No wonder, then, that every available seat in the Black Box is taken for Northern Irish singer Brigid O'Neill's tribute to the great American star, the penultimate concert at this year's highly successful Out to Lunch arts festival in Belfast's Cathedral Quarter.
It's a dangerous business, following in the footsteps of an icon. 'Love me or leave me', the opening number, finds O'Neill struggling a little to grip the lower-lying sections of a song that has a problematically wide tessitura. That she's happier in pure soprano territory is immediately confirmed in 'Lullaby of Broadway', where the voice is more mellow and mellifluous.
Some of Day's softly sensual allure is captured in 'I'll Never Stop Loving You', another tricky number, stretching to the maximum O'Neill's ability to float extended notes at pianissimo, a difficult skill technically.
Still photographs of Day and clips from her many movies (with James Cagney, Cary Grant, Rock Hudson, et al) punctuate the show, projected on a side-screen. They reveal a somewhat sassier, more assertive persona than that suggested by the yieldingly romantic songs that made Day vocally famous.
At one point Cagney slaps her violently, eliciting an audible intake of breath from the Black Box audience. It probably wouldn't raise an eyebrow in a typical room of mainstream cinema-goers watching a typical Hollywood shock-buster nowadays.
A jazzily laid-back trio of guitar, double bass and electric keyboard supports O'Neill's performance sympathetically. The arrangements are unobtrusively tasteful, and occasionally more than that, in a jaunty take on 'Pillow Talk', complete with twangy Bert Weedon guitar-fills. O'Neill herself is full of useful information about Day's career, which she shares in a relaxed, informal fashion between numbers.
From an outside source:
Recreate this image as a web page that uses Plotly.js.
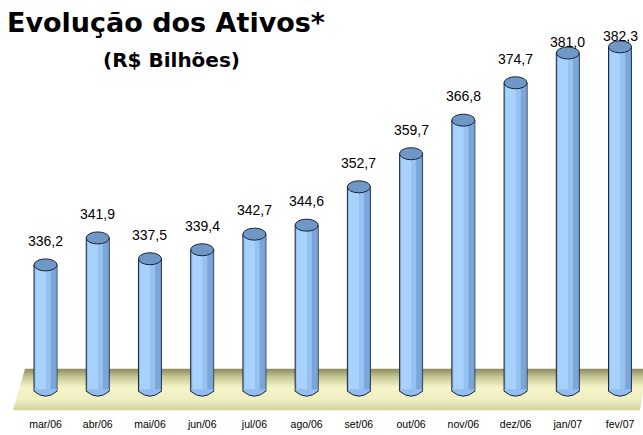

It's Day's music, though, that most of the audience are really here for, and in the second set there's plenty more of it on offer. 'Bewitched' again highlights the creamy timbral qualities of O'Neill's upper register, although the natural bloom of her voice is compromised a little by the Black Box's low ceiling, which dulls and flattens the acoustic.
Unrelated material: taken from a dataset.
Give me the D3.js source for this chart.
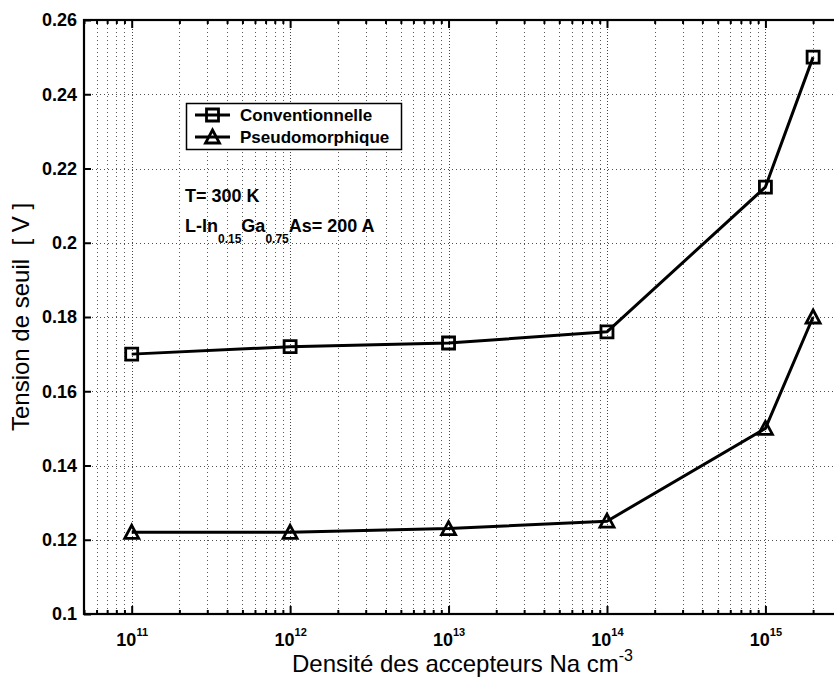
<!DOCTYPE html>
<html>
<head>
<meta charset="utf-8">
<script src="https://cdn.jsdelivr.net/npm/d3@7"></script>
<style>
  html, body { margin: 0; padding: 0; background: #fff; }
  svg { display: block; font-family: "Liberation Sans", Arial, Helvetica, sans-serif; }
</style>
</head>
<body>
<svg id="chart" width="834" height="684"></svg>
<script>
// Acceptor density (cm^-3) and threshold voltage (V)
const densities = [1e11, 1e12, 1e13, 1e14, 1e15, 2e15];
const conventionnelle = [0.170, 0.172, 0.173, 0.176, 0.215, 0.250];
const pseudomorphique = [0.122, 0.122, 0.123, 0.125, 0.150, 0.180];

const seriesNames = ["Conventionnelle", "Pseudomorphique"];
const xMajorTicks = [1e11, 1e12, 1e13, 1e14, 1e15];
const xTickExponents = ["11", "12", "13", "14", "15"];
const yTicks = [0.1, 0.12, 0.14, 0.16, 0.18, 0.2, 0.22, 0.24, 0.26];
const yTickLabels = ["0.1", "0.12", "0.14", "0.16", "0.18", "0.2", "0.22", "0.24", "0.26"];

const svg = d3.select("#chart");
const plot = { left: 84, right: 841, top: 20, bottom: 614 };

const x = d3.scaleLog().domain([5e10, 3e15]).range([plot.left, plot.right]);
const y = d3.scaleLinear().domain([0.1, 0.26]).range([plot.bottom, plot.top]);

// minor positions 2..9 x 10^k inside the domain
const [x0, x1] = x.domain();
const xMinorTicks = [];
for (let e = Math.floor(Math.log10(x0)); e <= Math.ceil(Math.log10(x1)); e++) {
  for (let m = 2; m <= 9; m++) {
    const v = m * Math.pow(10, e);
    if (v >= x0 && v <= x1) xMinorTicks.push(v);
  }
}

// dotted grid
const grid = svg.append("g").attr("stroke", "#222").attr("stroke-width", 1).attr("fill", "none");
grid.selectAll("line.vminor").data(xMinorTicks.filter(v => v > x0)).join("line")
  .attr("x1", d => Math.round(x(d)) + 0.5).attr("x2", d => Math.round(x(d)) + 0.5)
  .attr("y1", plot.top).attr("y2", plot.bottom)
  .attr("stroke-dasharray", "1,3").attr("stroke-opacity", 0.75);
grid.selectAll("line.vmajor").data(xMajorTicks).join("line")
  .attr("x1", d => Math.round(x(d)) + 0.5).attr("x2", d => Math.round(x(d)) + 0.5)
  .attr("y1", plot.top).attr("y2", plot.bottom)
  .attr("stroke-dasharray", "1,2").attr("stroke-opacity", 0.85);
grid.selectAll("line.h").data(yTicks.slice(1, -1)).join("line")
  .attr("x1", plot.left).attr("x2", plot.right)
  .attr("y1", d => Math.round(y(d)) + 0.5).attr("y2", d => Math.round(y(d)) + 0.5)
  .attr("stroke-dasharray", "1,3").attr("stroke-opacity", 0.8);

// axes with inward ticks
function styleAxis(g) {
  g.select(".domain").remove();
  g.selectAll(".tick line").attr("stroke", "#000").attr("stroke-width", 2);
}
svg.append("g").attr("transform", `translate(0,${plot.bottom})`)
  .call(d3.axisBottom(x).tickValues(xMinorTicks).tickSize(-4).tickFormat(""))
  .call(styleAxis);
svg.append("g").attr("transform", `translate(0,${plot.top})`)
  .call(d3.axisTop(x).tickValues(xMinorTicks).tickSize(-4).tickFormat(""))
  .call(styleAxis);
svg.append("g").attr("transform", `translate(0,${plot.top})`)
  .call(d3.axisTop(x).tickValues(xMajorTicks).tickSize(-8).tickFormat(""))
  .call(styleAxis);

const xAxis = svg.append("g").attr("transform", `translate(0,${plot.bottom})`)
  .call(d3.axisBottom(x).tickValues(xMajorTicks).tickSize(-8).tickPadding(14).tickFormat(""))
  .call(styleAxis);
xAxis.selectAll(".tick text").each(function (d, i) {
  const t = d3.select(this)
    .attr("fill", "#000").attr("font-size", 18).attr("font-weight", "bold")
    .attr("font-family", "Liberation Sans, Arial, sans-serif")
    .attr("text-anchor", "middle").attr("dy", "1em");
  t.append("tspan").text("10");
  t.append("tspan").attr("font-size", 11).attr("dy", "-0.95em").text(xTickExponents[i]);
});

const yAxis = svg.append("g").attr("transform", `translate(${plot.left},0)`)
  .call(d3.axisLeft(y).tickValues(yTicks).tickSize(-7).tickPadding(7)
    .tickFormat((d, i) => yTickLabels[i]))
  .call(styleAxis);
yAxis.selectAll(".tick text")
  .attr("fill", "#000").attr("font-size", 18).attr("font-weight", "bold")
  .attr("font-family", "Liberation Sans, Arial, sans-serif");

// frame
svg.append("rect")
  .attr("x", plot.left).attr("y", plot.top)
  .attr("width", plot.right - plot.left).attr("height", plot.bottom - plot.top)
  .attr("fill", "none").attr("stroke", "#000").attr("stroke-width", 2.2);

// series
const line = d3.line().x(d => x(d[0])).y(d => y(d[1]));
const convData = densities.map((d, i) => [d, conventionnelle[i]]);
const pseudoData = densities.map((d, i) => [d, pseudomorphique[i]]);

const squarePath = "M-6,-6H6V6H-6Z";
const trianglePath = "M0,-7L7,6H-7Z";

function drawSeries(data, markerPath) {
  svg.append("path").datum(data).attr("d", line)
    .attr("fill", "none").attr("stroke", "#000").attr("stroke-width", 3)
    .attr("stroke-linejoin", "round");
  svg.append("g").selectAll("path").data(data).join("path")
    .attr("transform", d => `translate(${x(d[0])},${y(d[1])})`)
    .attr("d", markerPath)
    .attr("fill", "none").attr("stroke", "#000").attr("stroke-width", 2.8)
    .attr("stroke-linejoin", "miter");
}
drawSeries(convData, squarePath);
drawSeries(pseudoData, trianglePath);

// legend
const legend = svg.append("g");
legend.append("rect").attr("x", 186.5).attr("y", 103.5).attr("width", 215).attr("height", 46)
  .attr("fill", "#fff").attr("stroke", "#000").attr("stroke-width", 1.5);
[squarePath, trianglePath].forEach((mp, i) => {
  const ly = 115 + i * 22;
  legend.append("line").attr("x1", 195).attr("x2", 230).attr("y1", ly).attr("y2", ly)
    .attr("stroke", "#000").attr("stroke-width", 3);
  legend.append("path").attr("transform", `translate(212.5,${ly})`).attr("d", mp)
    .attr("fill", "none").attr("stroke", "#000").attr("stroke-width", 2.8);
  legend.append("text").attr("x", 240).attr("y", ly + 6)
    .attr("font-size", 17).attr("font-weight", "bold").attr("fill", "#000")
    .text(seriesNames[i]);
});

// annotations
svg.append("text").attr("x", 185).attr("y", 202)
  .attr("font-size", 18).attr("font-weight", "bold").attr("fill", "#000")
  .text("T= 300 K");
const ann = svg.append("text").attr("x", 185).attr("y", 232)
  .attr("font-size", 18).attr("font-weight", "bold").attr("fill", "#000");
ann.append("tspan").text("L-In");
ann.append("tspan").attr("font-size", 12).attr("dy", 11).text("0.15");
ann.append("tspan").attr("dy", -11).text("Ga");
ann.append("tspan").attr("font-size", 12).attr("dy", 11).text("0.75");
ann.append("tspan").attr("dy", -11).text("As= 200 A");

// axis titles
const xl = svg.append("text").attr("x", (plot.left + plot.right) / 2).attr("y", 672)
  .attr("text-anchor", "middle").attr("font-size", 24).attr("fill", "#000");
xl.append("tspan").text("Densité des accepteurs Na cm");
xl.append("tspan").attr("font-size", 16).attr("dy", -11).text("-3");

svg.append("text")
  .attr("transform", `translate(29,${(plot.top + plot.bottom) / 2}) rotate(-90)`)
  .attr("text-anchor", "middle").attr("font-size", 24).attr("fill", "#000")
  .attr("xml:space", "preserve").style("white-space", "pre")
  .text("Tension de seuil  [ V ]");
</script>
</body>
</html>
It can't flatten the impact, though, of O'Neill's touching take on 'Secret Love' from Calamity Jane, which she immediately follows with 'The Deadwood Stage (Whip-Crack-Away!)' from the same movie.
By now the audience is fully hitched to the nostalgia wagon, clapping, finger-clicking and singing along spontaneously, with an impressive recall of lyrics penned decades ago. 'Enjoy yourself (It's Later Than You Think)' and the encore 'Black Hills of Dakota' (another Calamity Jane favourite) are lapped up eagerly, leaving a sell-out crowd reluctant to head home for their Sunday dinner.
O'Neill's gentle, self-effacing personality and sweet vocalism doesn't fit all of these songs perfectly. When the match is right, however, we travel back in time to a (superficially, at least) more gracious, mannerly era, where generous sentiments could be expressed without irony or cynicism, and a simple, undemanding melody could be enjoyed and savoured without condescension.
Every once in a while it does everybody good to make that particular journey, and Brigid O'Neill, on this occasion, proves a particularly genial facilitator. Doris Day revival, anybody?